■ BRIEF ■
Leaving out every picture, copy the lines of the data exactly, from the first through the line containing "214, 205, 200, 200];".

■ DATA ■
·····

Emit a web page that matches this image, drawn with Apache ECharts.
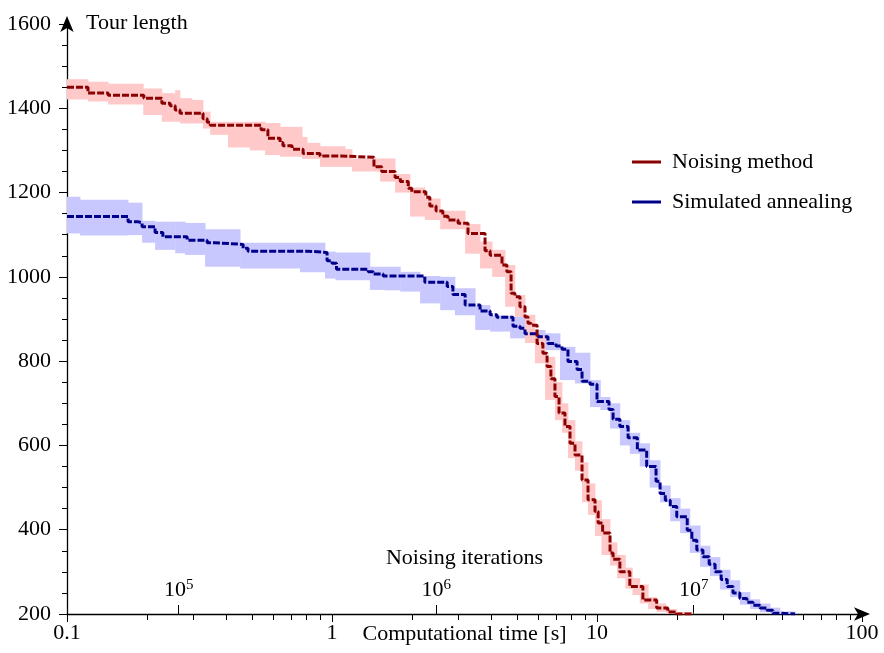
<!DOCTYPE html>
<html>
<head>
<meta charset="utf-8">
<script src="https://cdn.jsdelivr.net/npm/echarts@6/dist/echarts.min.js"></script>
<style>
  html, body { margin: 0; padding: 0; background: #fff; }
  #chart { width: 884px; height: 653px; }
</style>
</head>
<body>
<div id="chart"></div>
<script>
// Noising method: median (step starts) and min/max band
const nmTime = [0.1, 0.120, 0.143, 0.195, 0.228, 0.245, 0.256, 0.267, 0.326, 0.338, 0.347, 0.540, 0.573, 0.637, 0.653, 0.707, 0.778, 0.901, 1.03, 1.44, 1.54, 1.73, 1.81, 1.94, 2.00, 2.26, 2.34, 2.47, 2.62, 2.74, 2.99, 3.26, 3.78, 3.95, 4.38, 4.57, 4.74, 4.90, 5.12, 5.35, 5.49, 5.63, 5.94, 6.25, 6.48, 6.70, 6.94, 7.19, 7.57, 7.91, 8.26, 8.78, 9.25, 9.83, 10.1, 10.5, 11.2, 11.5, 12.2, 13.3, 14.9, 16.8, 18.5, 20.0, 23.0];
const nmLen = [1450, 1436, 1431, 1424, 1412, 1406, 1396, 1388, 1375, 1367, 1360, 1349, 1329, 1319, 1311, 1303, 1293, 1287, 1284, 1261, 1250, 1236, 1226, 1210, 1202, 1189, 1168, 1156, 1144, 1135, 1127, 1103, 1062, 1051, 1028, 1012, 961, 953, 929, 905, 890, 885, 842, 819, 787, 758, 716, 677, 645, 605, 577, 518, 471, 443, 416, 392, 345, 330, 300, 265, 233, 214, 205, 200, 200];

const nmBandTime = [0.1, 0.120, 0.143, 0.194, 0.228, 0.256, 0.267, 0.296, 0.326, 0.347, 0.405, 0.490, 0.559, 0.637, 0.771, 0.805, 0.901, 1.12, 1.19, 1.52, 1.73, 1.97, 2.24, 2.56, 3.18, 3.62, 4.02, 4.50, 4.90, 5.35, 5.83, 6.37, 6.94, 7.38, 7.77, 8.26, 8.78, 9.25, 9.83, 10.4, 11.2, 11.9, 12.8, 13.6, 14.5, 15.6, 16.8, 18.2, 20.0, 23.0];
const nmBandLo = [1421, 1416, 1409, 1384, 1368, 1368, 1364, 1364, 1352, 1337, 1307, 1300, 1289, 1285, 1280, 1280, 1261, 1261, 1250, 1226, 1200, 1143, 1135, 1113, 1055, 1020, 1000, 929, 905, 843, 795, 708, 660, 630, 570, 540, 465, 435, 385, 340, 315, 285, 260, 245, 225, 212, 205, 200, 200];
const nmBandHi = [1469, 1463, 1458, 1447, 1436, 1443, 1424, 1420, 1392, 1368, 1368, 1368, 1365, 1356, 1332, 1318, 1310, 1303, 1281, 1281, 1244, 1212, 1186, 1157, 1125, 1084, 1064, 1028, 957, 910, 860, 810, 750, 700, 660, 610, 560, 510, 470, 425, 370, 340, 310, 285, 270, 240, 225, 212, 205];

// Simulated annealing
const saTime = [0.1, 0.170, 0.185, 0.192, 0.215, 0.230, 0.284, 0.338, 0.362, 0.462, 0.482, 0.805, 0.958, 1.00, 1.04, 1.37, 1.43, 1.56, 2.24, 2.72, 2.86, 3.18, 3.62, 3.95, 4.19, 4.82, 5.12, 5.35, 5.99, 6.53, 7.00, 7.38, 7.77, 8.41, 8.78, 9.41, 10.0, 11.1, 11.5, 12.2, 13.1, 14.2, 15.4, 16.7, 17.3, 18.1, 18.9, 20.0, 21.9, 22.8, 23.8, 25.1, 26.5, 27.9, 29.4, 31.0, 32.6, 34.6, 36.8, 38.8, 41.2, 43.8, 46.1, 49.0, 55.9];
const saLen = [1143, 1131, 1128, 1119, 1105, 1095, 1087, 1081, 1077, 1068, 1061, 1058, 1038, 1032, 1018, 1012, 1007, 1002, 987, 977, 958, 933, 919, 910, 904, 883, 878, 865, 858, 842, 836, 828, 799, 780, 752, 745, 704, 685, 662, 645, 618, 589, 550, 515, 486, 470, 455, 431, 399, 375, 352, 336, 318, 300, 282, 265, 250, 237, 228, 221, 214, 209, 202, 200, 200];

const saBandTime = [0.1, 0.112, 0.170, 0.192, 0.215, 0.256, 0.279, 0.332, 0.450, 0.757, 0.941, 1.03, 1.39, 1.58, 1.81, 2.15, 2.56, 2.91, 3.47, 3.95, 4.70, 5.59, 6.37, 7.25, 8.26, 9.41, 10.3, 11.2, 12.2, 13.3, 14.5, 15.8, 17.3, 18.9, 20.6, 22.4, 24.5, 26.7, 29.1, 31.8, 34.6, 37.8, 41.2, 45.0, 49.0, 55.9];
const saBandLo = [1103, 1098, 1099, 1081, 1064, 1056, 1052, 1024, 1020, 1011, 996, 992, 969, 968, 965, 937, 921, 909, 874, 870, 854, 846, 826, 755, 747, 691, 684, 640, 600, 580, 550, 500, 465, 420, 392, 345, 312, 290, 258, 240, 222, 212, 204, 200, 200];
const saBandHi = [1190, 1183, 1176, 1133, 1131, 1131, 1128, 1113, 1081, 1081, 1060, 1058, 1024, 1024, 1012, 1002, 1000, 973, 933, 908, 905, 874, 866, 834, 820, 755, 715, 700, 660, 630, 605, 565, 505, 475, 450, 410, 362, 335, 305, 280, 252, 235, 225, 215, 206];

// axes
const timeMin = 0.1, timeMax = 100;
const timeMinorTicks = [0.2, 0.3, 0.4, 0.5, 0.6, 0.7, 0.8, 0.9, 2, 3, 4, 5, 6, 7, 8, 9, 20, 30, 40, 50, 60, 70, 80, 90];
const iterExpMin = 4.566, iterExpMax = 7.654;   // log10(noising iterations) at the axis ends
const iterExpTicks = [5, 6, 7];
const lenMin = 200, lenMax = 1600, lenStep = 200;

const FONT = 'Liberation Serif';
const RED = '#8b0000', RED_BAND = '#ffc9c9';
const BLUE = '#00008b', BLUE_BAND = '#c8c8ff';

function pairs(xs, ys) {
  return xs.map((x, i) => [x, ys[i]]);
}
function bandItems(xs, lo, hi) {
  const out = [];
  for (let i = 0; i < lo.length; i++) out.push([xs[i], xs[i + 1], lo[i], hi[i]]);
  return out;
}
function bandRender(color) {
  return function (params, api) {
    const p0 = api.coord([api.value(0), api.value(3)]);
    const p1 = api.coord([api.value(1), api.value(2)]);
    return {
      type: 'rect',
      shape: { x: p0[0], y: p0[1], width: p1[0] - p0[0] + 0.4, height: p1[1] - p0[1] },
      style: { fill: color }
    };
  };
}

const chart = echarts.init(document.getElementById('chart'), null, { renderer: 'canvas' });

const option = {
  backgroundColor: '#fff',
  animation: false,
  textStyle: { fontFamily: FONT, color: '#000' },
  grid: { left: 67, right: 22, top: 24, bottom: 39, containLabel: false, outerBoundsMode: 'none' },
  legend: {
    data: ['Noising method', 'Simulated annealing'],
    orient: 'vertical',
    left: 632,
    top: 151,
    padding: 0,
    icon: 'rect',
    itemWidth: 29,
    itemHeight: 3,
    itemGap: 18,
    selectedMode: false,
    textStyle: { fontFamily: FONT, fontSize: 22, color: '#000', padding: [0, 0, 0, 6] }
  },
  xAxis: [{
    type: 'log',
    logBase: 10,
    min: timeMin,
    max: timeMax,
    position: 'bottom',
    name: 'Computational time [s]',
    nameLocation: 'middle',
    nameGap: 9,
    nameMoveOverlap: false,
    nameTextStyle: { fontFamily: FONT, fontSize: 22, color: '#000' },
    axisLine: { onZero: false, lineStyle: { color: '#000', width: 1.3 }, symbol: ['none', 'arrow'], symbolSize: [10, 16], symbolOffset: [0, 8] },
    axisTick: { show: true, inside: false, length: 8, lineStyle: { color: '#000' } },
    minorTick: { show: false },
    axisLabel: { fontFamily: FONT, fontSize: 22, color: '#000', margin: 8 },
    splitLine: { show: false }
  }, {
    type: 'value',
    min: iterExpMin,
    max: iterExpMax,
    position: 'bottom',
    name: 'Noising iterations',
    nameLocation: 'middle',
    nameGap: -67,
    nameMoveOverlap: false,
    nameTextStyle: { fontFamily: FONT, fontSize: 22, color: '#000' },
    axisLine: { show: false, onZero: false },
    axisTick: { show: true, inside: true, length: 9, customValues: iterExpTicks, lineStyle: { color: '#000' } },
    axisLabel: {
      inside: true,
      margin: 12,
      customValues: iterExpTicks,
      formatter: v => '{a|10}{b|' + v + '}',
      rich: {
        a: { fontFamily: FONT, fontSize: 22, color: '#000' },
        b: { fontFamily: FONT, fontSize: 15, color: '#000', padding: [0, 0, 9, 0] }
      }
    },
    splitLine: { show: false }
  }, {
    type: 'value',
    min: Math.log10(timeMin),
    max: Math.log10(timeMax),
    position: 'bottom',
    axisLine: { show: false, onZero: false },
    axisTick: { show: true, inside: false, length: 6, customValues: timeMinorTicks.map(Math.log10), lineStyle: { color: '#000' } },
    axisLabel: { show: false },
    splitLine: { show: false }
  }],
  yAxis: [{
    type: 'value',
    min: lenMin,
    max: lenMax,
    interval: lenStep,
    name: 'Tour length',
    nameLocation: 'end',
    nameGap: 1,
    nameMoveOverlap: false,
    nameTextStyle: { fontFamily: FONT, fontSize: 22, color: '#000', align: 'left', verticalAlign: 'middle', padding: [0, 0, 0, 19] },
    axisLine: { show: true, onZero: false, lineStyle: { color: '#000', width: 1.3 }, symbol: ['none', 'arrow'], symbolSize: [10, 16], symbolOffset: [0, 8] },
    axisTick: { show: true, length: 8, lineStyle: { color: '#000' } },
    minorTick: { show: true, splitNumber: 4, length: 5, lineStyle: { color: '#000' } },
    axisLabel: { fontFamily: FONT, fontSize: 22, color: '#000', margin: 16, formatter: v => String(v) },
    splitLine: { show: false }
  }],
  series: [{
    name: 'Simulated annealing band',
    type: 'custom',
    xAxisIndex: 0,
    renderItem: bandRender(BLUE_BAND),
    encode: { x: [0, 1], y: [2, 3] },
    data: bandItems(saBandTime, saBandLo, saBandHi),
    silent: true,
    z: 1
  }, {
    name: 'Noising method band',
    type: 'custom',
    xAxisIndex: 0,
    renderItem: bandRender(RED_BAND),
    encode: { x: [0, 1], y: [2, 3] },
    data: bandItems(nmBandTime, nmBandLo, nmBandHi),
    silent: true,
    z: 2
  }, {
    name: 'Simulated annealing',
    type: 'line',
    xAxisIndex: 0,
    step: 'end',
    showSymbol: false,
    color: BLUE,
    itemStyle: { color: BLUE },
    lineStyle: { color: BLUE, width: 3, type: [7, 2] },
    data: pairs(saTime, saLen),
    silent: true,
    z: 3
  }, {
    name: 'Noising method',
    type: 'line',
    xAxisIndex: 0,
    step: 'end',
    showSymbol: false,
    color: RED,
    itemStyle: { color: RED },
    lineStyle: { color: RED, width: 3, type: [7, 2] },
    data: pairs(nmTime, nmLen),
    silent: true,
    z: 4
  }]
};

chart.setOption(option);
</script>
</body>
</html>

·····

■ ANSWER TO THE TASK ■
Emit a web page that matches this image, drawn with Apache ECharts.
<!DOCTYPE html>
<html>
<head>
<meta charset="utf-8">
<script src="https://cdn.jsdelivr.net/npm/echarts@6/dist/echarts.min.js"></script>
<style>
  html, body { margin: 0; padding: 0; background: #fff; }
  #chart { width: 884px; height: 653px; }
</style>
</head>
<body>
<div id="chart"></div>
<script>
// Noising method: median (step starts) and min/max band
const nmTime = [0.1, 0.120, 0.143, 0.195, 0.228, 0.245, 0.256, 0.267, 0.326, 0.338, 0.347, 0.540, 0.573, 0.637, 0.653, 0.707, 0.778, 0.901, 1.03, 1.44, 1.54, 1.73, 1.81, 1.94, 2.00, 2.26, 2.34, 2.47, 2.62, 2.74, 2.99, 3.26, 3.78, 3.95, 4.38, 4.57, 4.74, 4.90, 5.12, 5.35, 5.49, 5.63, 5.94, 6.25, 6.48, 6.70, 6.94, 7.19, 7.57, 7.91, 8.26, 8.78, 9.25, 9.83, 10.1, 10.5, 11.2, 11.5, 12.2, 13.3, 14.9, 16.8, 18.5, 20.0, 23.0];
const nmLen = [1450, 1436, 1431, 1424, 1412, 1406, 1396, 1388, 1375, 1367, 1360, 1349, 1329, 1319, 1311, 1303, 1293, 1287, 1284, 1261, 1250, 1236, 1226, 1210, 1202, 1189, 1168, 1156, 1144, 1135, 1127, 1103, 1062, 1051, 1028, 1012, 961, 953, 929, 905, 890, 885, 842, 819, 787, 758, 716, 677, 645, 605, 577, 518, 471, 443, 416, 392, 345, 330, 300, 265, 233, 214, 205, 200, 200];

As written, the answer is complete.